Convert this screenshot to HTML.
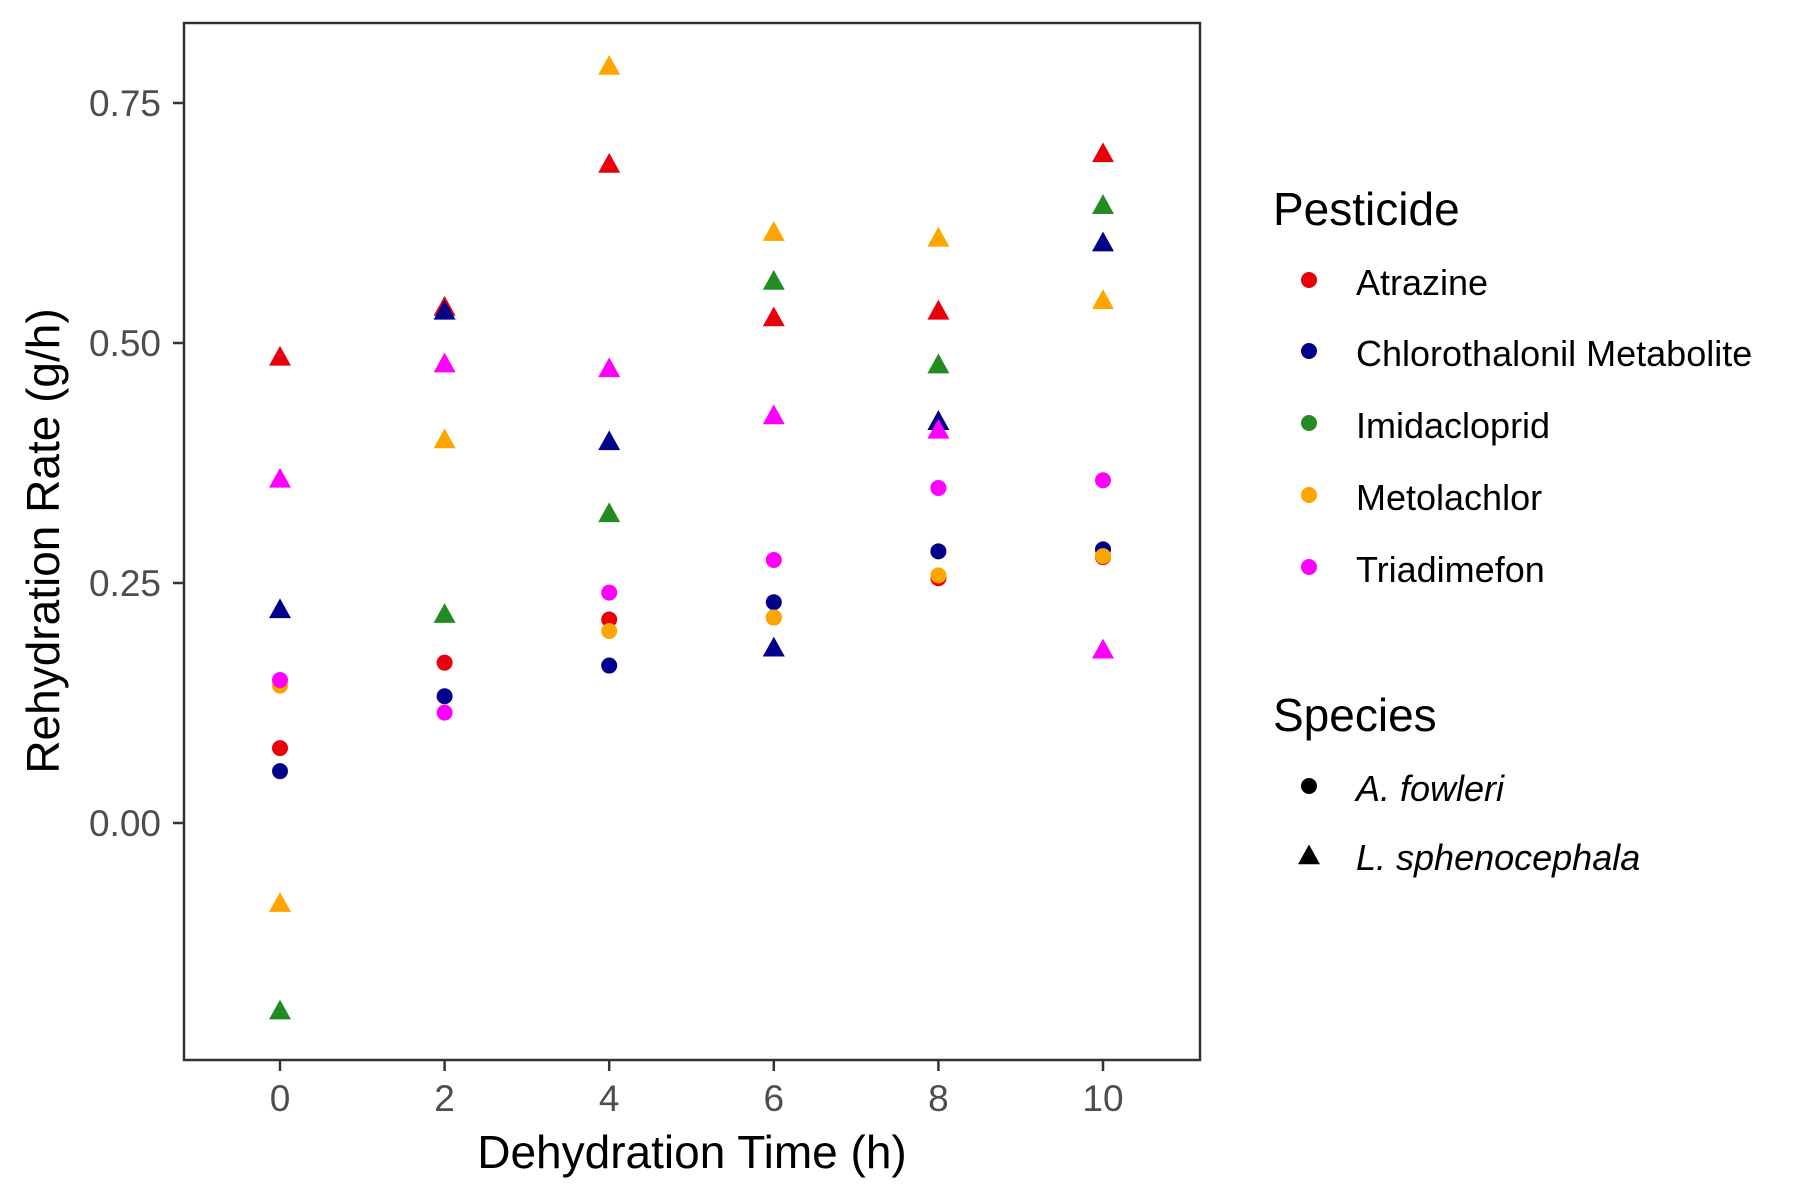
<!DOCTYPE html>
<html><head><meta charset="utf-8"><style>
html,body{margin:0;padding:0;background:#fff;}
svg{display:block;font-family:"Liberation Sans",Arial,sans-serif;}
</style></head><body>
<svg id="chart" width="1800" height="1200" viewBox="0 0 1800 1200">
<rect x="0" y="0" width="1800" height="1200" fill="#fff"/>
<g id="points"></g>
<rect x="184" y="23" width="1016" height="1037" fill="none" stroke="#333" stroke-width="2.5"/>
<g id="axes"></g>
<text x="692" y="1168" font-size="46" text-anchor="middle" fill="#000">Dehydration Time (h)</text>
<text transform="translate(59,541) rotate(-90)" font-size="46" text-anchor="middle" fill="#000">Rehydration Rate (g/h)</text>
<g id="legend">
<text x="1273" y="225" font-size="46" fill="#000">Pesticide</text>
<text x="1273" y="731" font-size="46" fill="#000">Species</text>
</g>
</svg>
<script>
const categories = [0,2,4,6,8,10];
const pesticides = ["Atrazine","Chlorothalonil Metabolite","Imidacloprid","Metolachlor","Triadimefon"];
const colors = ["#E8000B","#00008B","#228B22","#FFA500","#FF00FF"];
// A. fowleri (circles), per pesticide, per time
const circAtrazine = [0.078,0.167,0.212,0.214,0.255,0.277];
const circChloro = [0.054,0.132,0.164,0.230,0.283,0.285];
const circImida = [null,null,null,null,null,null];
const circMetol = [0.143,null,0.200,0.214,0.258,0.278];
const circTriad = [0.149,0.115,0.240,0.274,0.349,0.357];
// L. sphenocephala (triangles)
const triAtrazine = [0.485,0.537,0.686,0.526,0.533,0.697];
const triChloro = [0.222,0.533,0.397,0.182,0.418,0.604];
const triImida = [-0.196,0.217,0.322,0.564,0.477,0.643];
const triMetol = [-0.084,0.399,0.788,0.615,0.609,0.544];
const triTriad = [0.358,0.478,0.473,0.424,0.409,0.180];
const xTicks = [0,2,4,6,8,10];
const yTicks = [0,0.25,0.5,0.75];
const yTickLabels = ["0.00","0.25","0.50","0.75"];

const NS="http://www.w3.org/2000/svg";
function xs(v){return 280+82.3*v;}
function ys(v){return 823-960*v;}
const pts=document.getElementById('points');
function circle(cx,cy,col,parent){
  const c=document.createElementNS(NS,'circle');
  c.setAttribute('cx',cx);c.setAttribute('cy',cy);c.setAttribute('r',8);c.setAttribute('fill',col);
  parent.appendChild(c);return c;
}
function tri(cx,cy,col,parent){
  const p=document.createElementNS(NS,'polygon');
  const s=11;
  p.setAttribute('points',`${cx-s},${cy+s*0.75} ${cx+s},${cy+s*0.75} ${cx},${cy-s*1.05}`);
  p.setAttribute('fill',col);parent.appendChild(p);return p;
}
const circSets=[circAtrazine,circChloro,circImida,circMetol,circTriad];
const triSets=[triAtrazine,triChloro,triImida,triMetol,triTriad];
triSets.forEach((arr,i)=>arr.forEach((v,j)=>{ if(v===null) return;
  const el=tri(xs(categories[j]),ys(v),colors[i],pts);
  
  
}));
circSets.forEach((arr,i)=>arr.forEach((v,j)=>{ if(v===null) return;
  const el=circle(xs(categories[j]),ys(v),colors[i],pts);
  
  
}));
const ax=document.getElementById('axes');
xTicks.forEach(t=>{
  const l=document.createElementNS(NS,'line');
  l.setAttribute('x1',xs(t));l.setAttribute('x2',xs(t));l.setAttribute('y1',1060);l.setAttribute('y2',1071);
  l.setAttribute('stroke','#333');l.setAttribute('stroke-width',2.5);
  
  
  ax.appendChild(l);
  const tx=document.createElementNS(NS,'text');
  tx.setAttribute('x',xs(t));tx.setAttribute('y',1111);tx.setAttribute('font-size',37);
  tx.setAttribute('text-anchor','middle');tx.setAttribute('fill','#4d4d4d');tx.textContent=String(t);
  
  
  ax.appendChild(tx);
});
yTicks.forEach((t,i)=>{
  const l=document.createElementNS(NS,'line');
  l.setAttribute('x1',173);l.setAttribute('x2',184);l.setAttribute('y1',ys(t));l.setAttribute('y2',ys(t));
  l.setAttribute('stroke','#333');l.setAttribute('stroke-width',2.5);
  
  
  ax.appendChild(l);
  const tx=document.createElementNS(NS,'text');
  tx.setAttribute('x',161);tx.setAttribute('y',ys(t)+13);tx.setAttribute('font-size',37);
  tx.setAttribute('text-anchor','end');tx.setAttribute('fill','#4d4d4d');tx.textContent=yTickLabels[i];
  
  
  ax.appendChild(tx);
});
const lg=document.getElementById('legend');
const legY=[282,353,425,497,569];
pesticides.forEach((p,i)=>{
  const c=circle(1309,legY[i]-2,colors[i],lg);
  
  
  const t=document.createElementNS(NS,'text');
  t.setAttribute('x',1356);t.setAttribute('y',legY[i]+13);t.setAttribute('font-size',36);t.setAttribute('fill','#000');
  t.textContent=p;
  
  
  lg.appendChild(t);
});
const sc=circle(1309,786,'#000',lg);


const st=tri(1309,856,'#000',lg);


[["A. fowleri",801],["L. sphenocephala",870]].forEach(([s,y])=>{
  const t=document.createElementNS(NS,'text');
  t.setAttribute('x',1356);t.setAttribute('y',y);t.setAttribute('font-size',36);t.setAttribute('font-style','italic');t.setAttribute('fill','#000');
  t.textContent=s;
  
  
  lg.appendChild(t);
});
</script>
</body></html>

● ● ● ● ●

> [What needs to be done] Each line above is to be copied verbatim. Drop any image from the copy.

> [Answer to this problem]
Convert this screenshot to HTML.
<!DOCTYPE html>
<html><head><meta charset="utf-8"><style>
html,body{margin:0;padding:0;background:#fff;}
svg{display:block;font-family:"Liberation Sans",Arial,sans-serif;}
</style></head><body>
<svg id="chart" width="1800" height="1200" viewBox="0 0 1800 1200">
<rect x="0" y="0" width="1800" height="1200" fill="#fff"/>
<g id="points"></g>
<rect x="184" y="23" width="1016" height="1037" fill="none" stroke="#333" stroke-width="2.5"/>
<g id="axes"></g>
<text x="692" y="1168" font-size="46" text-anchor="middle" fill="#000">Dehydration Time (h)</text>
<text transform="translate(59,541) rotate(-90)" font-size="46" text-anchor="middle" fill="#000">Rehydration Rate (g/h)</text>
<g id="legend">
<text x="1273" y="225" font-size="46" fill="#000">Pesticide</text>
<text x="1273" y="731" font-size="46" fill="#000">Species</text>
</g>
</svg>
<script>
const categories = [0,2,4,6,8,10];
const pesticides = ["Atrazine","Chlorothalonil Metabolite","Imidacloprid","Metolachlor","Triadimefon"];
const colors = ["#E8000B","#00008B","#228B22","#FFA500","#FF00FF"];
// A. fowleri (circles), per pesticide, per time
const circAtrazine = [0.078,0.167,0.212,0.214,0.255,0.277];
const circChloro = [0.054,0.132,0.164,0.230,0.283,0.285];
const circImida = [null,null,null,null,null,null];
const circMetol = [0.143,null,0.200,0.214,0.258,0.278];
const circTriad = [0.149,0.115,0.240,0.274,0.349,0.357];
// L. sphenocephala (triangles)
const triAtrazine = [0.485,0.537,0.686,0.526,0.533,0.697];
const triChloro = [0.222,0.533,0.397,0.182,0.418,0.604];
const triImida = [-0.196,0.217,0.322,0.564,0.477,0.643];
const triMetol = [-0.084,0.399,0.788,0.615,0.609,0.544];
const triTriad = [0.358,0.478,0.473,0.424,0.409,0.180];
const xTicks = [0,2,4,6,8,10];
const yTicks = [0,0.25,0.5,0.75];
const yTickLabels = ["0.00","0.25","0.50","0.75"];

const NS="http://www.w3.org/2000/svg";
function xs(v){return 280+82.3*v;}
function ys(v){return 823-960*v;}
const pts=document.getElementById('points');
function circle(cx,cy,col,parent){
  const c=document.createElementNS(NS,'circle');
  c.setAttribute('cx',cx);c.setAttribute('cy',cy);c.setAttribute('r',8);c.setAttribute('fill',col);
  parent.appendChild(c);return c;
}
function tri(cx,cy,col,parent){
  const p=document.createElementNS(NS,'polygon');
  const s=11;
  p.setAttribute('points',`${cx-s},${cy+s*0.75} ${cx+s},${cy+s*0.75} ${cx},${cy-s*1.05}`);
  p.setAttribute('fill',col);parent.appendChild(p);return p;
}
const circSets=[circAtrazine,circChloro,circImida,circMetol,circTriad];
const triSets=[triAtrazine,triChloro,triImida,triMetol,triTriad];
triSets.forEach((arr,i)=>arr.forEach((v,j)=>{ if(v===null) return;
  const el=tri(xs(categories[j]),ys(v),colors[i],pts);
  
  
}));
circSets.forEach((arr,i)=>arr.forEach((v,j)=>{ if(v===null) return;
  const el=circle(xs(categories[j]),ys(v),colors[i],pts);
  
  
}));
const ax=document.getElementById('axes');
xTicks.forEach(t=>{
  const l=document.createElementNS(NS,'line');
  l.setAttribute('x1',xs(t));l.setAttribute('x2',xs(t));l.setAttribute('y1',1060);l.setAttribute('y2',1071);
  l.setAttribute('stroke','#333');l.setAttribute('stroke-width',2.5);
  
  
  ax.appendChild(l);
  const tx=document.createElementNS(NS,'text');
  tx.setAttribute('x',xs(t));tx.setAttribute('y',1111);tx.setAttribute('font-size',37);
  tx.setAttribute('text-anchor','middle');tx.setAttribute('fill','#4d4d4d');tx.textContent=String(t);
  
  
  ax.appendChild(tx);
});
yTicks.forEach((t,i)=>{
  const l=document.createElementNS(NS,'line');
  l.setAttribute('x1',173);l.setAttribute('x2',184);l.setAttribute('y1',ys(t));l.setAttribute('y2',ys(t));
  l.setAttribute('stroke','#333');l.setAttribute('stroke-width',2.5);
  
  
  ax.appendChild(l);
  const tx=document.createElementNS(NS,'text');
  tx.setAttribute('x',161);tx.setAttribute('y',ys(t)+13);tx.setAttribute('font-size',37);
  tx.setAttribute('text-anchor','end');tx.setAttribute('fill','#4d4d4d');tx.textContent=yTickLabels[i];
  
  
  ax.appendChild(tx);
});
const lg=document.getElementById('legend');
const legY=[282,353,425,497,569];
pesticides.forEach((p,i)=>{
  const c=circle(1309,legY[i]-2,colors[i],lg);
  
  
  const t=document.createElementNS(NS,'text');
  t.setAttribute('x',1356);t.setAttribute('y',legY[i]+13);t.setAttribute('font-size',36);t.setAttribute('fill','#000');
  t.textContent=p;
  
  
  lg.appendChild(t);
});
const sc=circle(1309,786,'#000',lg);


const st=tri(1309,856,'#000',lg);


[["A. fowleri",801],["L. sphenocephala",870]].forEach(([s,y])=>{
  const t=document.createElementNS(NS,'text');
  t.setAttribute('x',1356);t.setAttribute('y',y);t.setAttribute('font-size',36);t.setAttribute('font-style','italic');t.setAttribute('fill','#000');
  t.textContent=s;
  
  
  lg.appendChild(t);
});
</script>
</body></html>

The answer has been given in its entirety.